>>

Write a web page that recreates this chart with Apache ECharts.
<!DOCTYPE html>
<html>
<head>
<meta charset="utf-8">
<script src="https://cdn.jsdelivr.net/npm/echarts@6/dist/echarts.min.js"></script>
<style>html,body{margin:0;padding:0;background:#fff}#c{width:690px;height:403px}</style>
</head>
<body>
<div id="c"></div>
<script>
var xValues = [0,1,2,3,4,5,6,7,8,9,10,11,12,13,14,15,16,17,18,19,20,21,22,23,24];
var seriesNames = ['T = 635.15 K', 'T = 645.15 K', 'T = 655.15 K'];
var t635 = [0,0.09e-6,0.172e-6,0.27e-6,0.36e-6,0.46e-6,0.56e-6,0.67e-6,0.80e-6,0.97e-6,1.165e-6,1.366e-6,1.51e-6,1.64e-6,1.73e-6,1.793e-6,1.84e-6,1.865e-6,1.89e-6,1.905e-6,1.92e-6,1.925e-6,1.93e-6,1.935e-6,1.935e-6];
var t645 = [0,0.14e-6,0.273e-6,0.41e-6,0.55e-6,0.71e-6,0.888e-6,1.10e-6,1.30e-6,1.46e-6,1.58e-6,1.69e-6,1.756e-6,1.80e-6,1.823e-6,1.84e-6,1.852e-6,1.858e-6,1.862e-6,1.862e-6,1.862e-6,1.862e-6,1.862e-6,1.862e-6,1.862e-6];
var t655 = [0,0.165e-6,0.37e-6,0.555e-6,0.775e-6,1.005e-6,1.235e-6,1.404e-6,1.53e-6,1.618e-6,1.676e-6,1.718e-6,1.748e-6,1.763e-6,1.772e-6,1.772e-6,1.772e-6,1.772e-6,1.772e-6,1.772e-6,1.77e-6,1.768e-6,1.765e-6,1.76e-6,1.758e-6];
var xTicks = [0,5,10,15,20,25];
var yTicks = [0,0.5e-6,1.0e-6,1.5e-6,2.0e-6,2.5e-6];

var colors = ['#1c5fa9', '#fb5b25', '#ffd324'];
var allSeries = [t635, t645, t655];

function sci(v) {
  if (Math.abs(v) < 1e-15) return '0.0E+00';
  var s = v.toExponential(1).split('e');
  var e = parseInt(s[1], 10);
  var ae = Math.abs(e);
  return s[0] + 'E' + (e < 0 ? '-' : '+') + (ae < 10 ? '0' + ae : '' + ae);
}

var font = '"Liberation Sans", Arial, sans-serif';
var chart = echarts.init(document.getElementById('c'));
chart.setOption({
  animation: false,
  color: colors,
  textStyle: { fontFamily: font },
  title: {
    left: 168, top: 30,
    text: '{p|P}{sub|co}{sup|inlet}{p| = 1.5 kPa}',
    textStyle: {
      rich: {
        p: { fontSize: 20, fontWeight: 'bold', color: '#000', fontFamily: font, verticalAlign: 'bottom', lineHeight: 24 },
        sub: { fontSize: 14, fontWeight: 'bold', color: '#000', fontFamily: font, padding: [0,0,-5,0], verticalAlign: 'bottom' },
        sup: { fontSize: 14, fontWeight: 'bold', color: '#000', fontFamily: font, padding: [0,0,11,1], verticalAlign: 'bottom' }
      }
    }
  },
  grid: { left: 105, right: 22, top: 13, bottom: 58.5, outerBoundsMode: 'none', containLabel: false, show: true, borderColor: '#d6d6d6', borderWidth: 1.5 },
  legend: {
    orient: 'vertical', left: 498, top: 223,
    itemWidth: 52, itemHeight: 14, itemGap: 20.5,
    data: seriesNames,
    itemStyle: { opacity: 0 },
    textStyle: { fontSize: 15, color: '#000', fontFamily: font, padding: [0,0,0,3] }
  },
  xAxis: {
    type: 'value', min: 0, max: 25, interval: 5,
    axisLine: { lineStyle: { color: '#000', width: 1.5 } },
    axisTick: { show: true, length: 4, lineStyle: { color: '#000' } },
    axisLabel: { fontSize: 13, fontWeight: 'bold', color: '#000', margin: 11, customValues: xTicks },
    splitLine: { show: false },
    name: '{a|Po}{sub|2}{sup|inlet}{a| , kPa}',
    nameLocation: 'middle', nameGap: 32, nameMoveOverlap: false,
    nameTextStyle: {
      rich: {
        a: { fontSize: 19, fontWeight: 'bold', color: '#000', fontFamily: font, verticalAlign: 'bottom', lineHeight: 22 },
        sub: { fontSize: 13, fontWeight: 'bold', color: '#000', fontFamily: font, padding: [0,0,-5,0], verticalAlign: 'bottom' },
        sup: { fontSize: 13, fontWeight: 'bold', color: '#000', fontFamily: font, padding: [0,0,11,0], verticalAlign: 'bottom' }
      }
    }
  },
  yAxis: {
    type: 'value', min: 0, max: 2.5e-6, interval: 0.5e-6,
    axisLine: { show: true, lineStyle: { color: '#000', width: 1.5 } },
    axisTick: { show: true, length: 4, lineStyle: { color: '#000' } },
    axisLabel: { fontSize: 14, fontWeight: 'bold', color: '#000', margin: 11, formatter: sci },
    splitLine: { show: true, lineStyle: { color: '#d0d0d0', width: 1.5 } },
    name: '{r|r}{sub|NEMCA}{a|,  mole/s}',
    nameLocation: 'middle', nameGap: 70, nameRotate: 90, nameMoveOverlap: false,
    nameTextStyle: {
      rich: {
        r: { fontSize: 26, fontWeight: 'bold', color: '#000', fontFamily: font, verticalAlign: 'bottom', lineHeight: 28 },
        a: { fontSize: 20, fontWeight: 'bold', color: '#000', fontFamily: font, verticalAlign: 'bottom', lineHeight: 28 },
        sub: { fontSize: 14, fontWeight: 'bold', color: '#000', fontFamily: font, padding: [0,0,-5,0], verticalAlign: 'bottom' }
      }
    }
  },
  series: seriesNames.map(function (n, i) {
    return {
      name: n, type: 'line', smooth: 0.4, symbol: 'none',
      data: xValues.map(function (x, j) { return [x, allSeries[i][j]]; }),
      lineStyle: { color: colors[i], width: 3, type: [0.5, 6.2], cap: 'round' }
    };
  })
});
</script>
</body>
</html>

<<

WORK REQUIRED
Repeat back the data above, exact to the last character.

COMPLETE ANSWER
Write a web page that recreates this chart with Apache ECharts.
<!DOCTYPE html>
<html>
<head>
<meta charset="utf-8">
<script src="https://cdn.jsdelivr.net/npm/echarts@6/dist/echarts.min.js"></script>
<style>html,body{margin:0;padding:0;background:#fff}#c{width:690px;height:403px}</style>
</head>
<body>
<div id="c"></div>
<script>
var xValues = [0,1,2,3,4,5,6,7,8,9,10,11,12,13,14,15,16,17,18,19,20,21,22,23,24];
var seriesNames = ['T = 635.15 K', 'T = 645.15 K', 'T = 655.15 K'];
var t635 = [0,0.09e-6,0.172e-6,0.27e-6,0.36e-6,0.46e-6,0.56e-6,0.67e-6,0.80e-6,0.97e-6,1.165e-6,1.366e-6,1.51e-6,1.64e-6,1.73e-6,1.793e-6,1.84e-6,1.865e-6,1.89e-6,1.905e-6,1.92e-6,1.925e-6,1.93e-6,1.935e-6,1.935e-6];
var t645 = [0,0.14e-6,0.273e-6,0.41e-6,0.55e-6,0.71e-6,0.888e-6,1.10e-6,1.30e-6,1.46e-6,1.58e-6,1.69e-6,1.756e-6,1.80e-6,1.823e-6,1.84e-6,1.852e-6,1.858e-6,1.862e-6,1.862e-6,1.862e-6,1.862e-6,1.862e-6,1.862e-6,1.862e-6];
var t655 = [0,0.165e-6,0.37e-6,0.555e-6,0.775e-6,1.005e-6,1.235e-6,1.404e-6,1.53e-6,1.618e-6,1.676e-6,1.718e-6,1.748e-6,1.763e-6,1.772e-6,1.772e-6,1.772e-6,1.772e-6,1.772e-6,1.772e-6,1.77e-6,1.768e-6,1.765e-6,1.76e-6,1.758e-6];
var xTicks = [0,5,10,15,20,25];
var yTicks = [0,0.5e-6,1.0e-6,1.5e-6,2.0e-6,2.5e-6];

var colors = ['#1c5fa9', '#fb5b25', '#ffd324'];
var allSeries = [t635, t645, t655];

function sci(v) {
  if (Math.abs(v) < 1e-15) return '0.0E+00';
  var s = v.toExponential(1).split('e');
  var e = parseInt(s[1], 10);
  var ae = Math.abs(e);
  return s[0] + 'E' + (e < 0 ? '-' : '+') + (ae < 10 ? '0' + ae : '' + ae);
}

var font = '"Liberation Sans", Arial, sans-serif';
var chart = echarts.init(document.getElementById('c'));
chart.setOption({
  animation: false,
  color: colors,
  textStyle: { fontFamily: font },
  title: {
    left: 168, top: 30,
    text: '{p|P}{sub|co}{sup|inlet}{p| = 1.5 kPa}',
    textStyle: {
      rich: {
        p: { fontSize: 20, fontWeight: 'bold', color: '#000', fontFamily: font, verticalAlign: 'bottom', lineHeight: 24 },
        sub: { fontSize: 14, fontWeight: 'bold', color: '#000', fontFamily: font, padding: [0,0,-5,0], verticalAlign: 'bottom' },
        sup: { fontSize: 14, fontWeight: 'bold', color: '#000', fontFamily: font, padding: [0,0,11,1], verticalAlign: 'bottom' }
      }
    }
  },
  grid: { left: 105, right: 22, top: 13, bottom: 58.5, outerBoundsMode: 'none', containLabel: false, show: true, borderColor: '#d6d6d6', borderWidth: 1.5 },
  legend: {
    orient: 'vertical', left: 498, top: 223,
    itemWidth: 52, itemHeight: 14, itemGap: 20.5,
    data: seriesNames,
    itemStyle: { opacity: 0 },
    textStyle: { fontSize: 15, color: '#000', fontFamily: font, padding: [0,0,0,3] }
  },
  xAxis: {
    type: 'value', min: 0, max: 25, interval: 5,
    axisLine: { lineStyle: { color: '#000', width: 1.5 } },
    axisTick: { show: true, length: 4, lineStyle: { color: '#000' } },
    axisLabel: { fontSize: 13, fontWeight: 'bold', color: '#000', margin: 11, customValues: xTicks },
    splitLine: { show: false },
    name: '{a|Po}{sub|2}{sup|inlet}{a| , kPa}',
    nameLocation: 'middle', nameGap: 32, nameMoveOverlap: false,
    nameTextStyle: {
      rich: {
        a: { fontSize: 19, fontWeight: 'bold', color: '#000', fontFamily: font, verticalAlign: 'bottom', lineHeight: 22 },
        sub: { fontSize: 13, fontWeight: 'bold', color: '#000', fontFamily: font, padding: [0,0,-5,0], verticalAlign: 'bottom' },
        sup: { fontSize: 13, fontWeight: 'bold', color: '#000', fontFamily: font, padding: [0,0,11,0], verticalAlign: 'bottom' }
      }
    }
  },
  yAxis: {
    type: 'value', min: 0, max: 2.5e-6, interval: 0.5e-6,
    axisLine: { show: true, lineStyle: { color: '#000', width: 1.5 } },
    axisTick: { show: true, length: 4, lineStyle: { color: '#000' } },
    axisLabel: { fontSize: 14, fontWeight: 'bold', color: '#000', margin: 11, formatter: sci },
    splitLine: { show: true, lineStyle: { color: '#d0d0d0', width: 1.5 } },
    name: '{r|r}{sub|NEMCA}{a|,  mole/s}',
    nameLocation: 'middle', nameGap: 70, nameRotate: 90, nameMoveOverlap: false,
    nameTextStyle: {
      rich: {
        r: { fontSize: 26, fontWeight: 'bold', color: '#000', fontFamily: font, verticalAlign: 'bottom', lineHeight: 28 },
        a: { fontSize: 20, fontWeight: 'bold', color: '#000', fontFamily: font, verticalAlign: 'bottom', lineHeight: 28 },
        sub: { fontSize: 14, fontWeight: 'bold', color: '#000', fontFamily: font, padding: [0,0,-5,0], verticalAlign: 'bottom' }
      }
    }
  },
  series: seriesNames.map(function (n, i) {
    return {
      name: n, type: 'line', smooth: 0.4, symbol: 'none',
      data: xValues.map(function (x, j) { return [x, allSeries[i][j]]; }),
      lineStyle: { color: colors[i], width: 3, type: [0.5, 6.2], cap: 'round' }
    };
  })
});
</script>
</body>
</html>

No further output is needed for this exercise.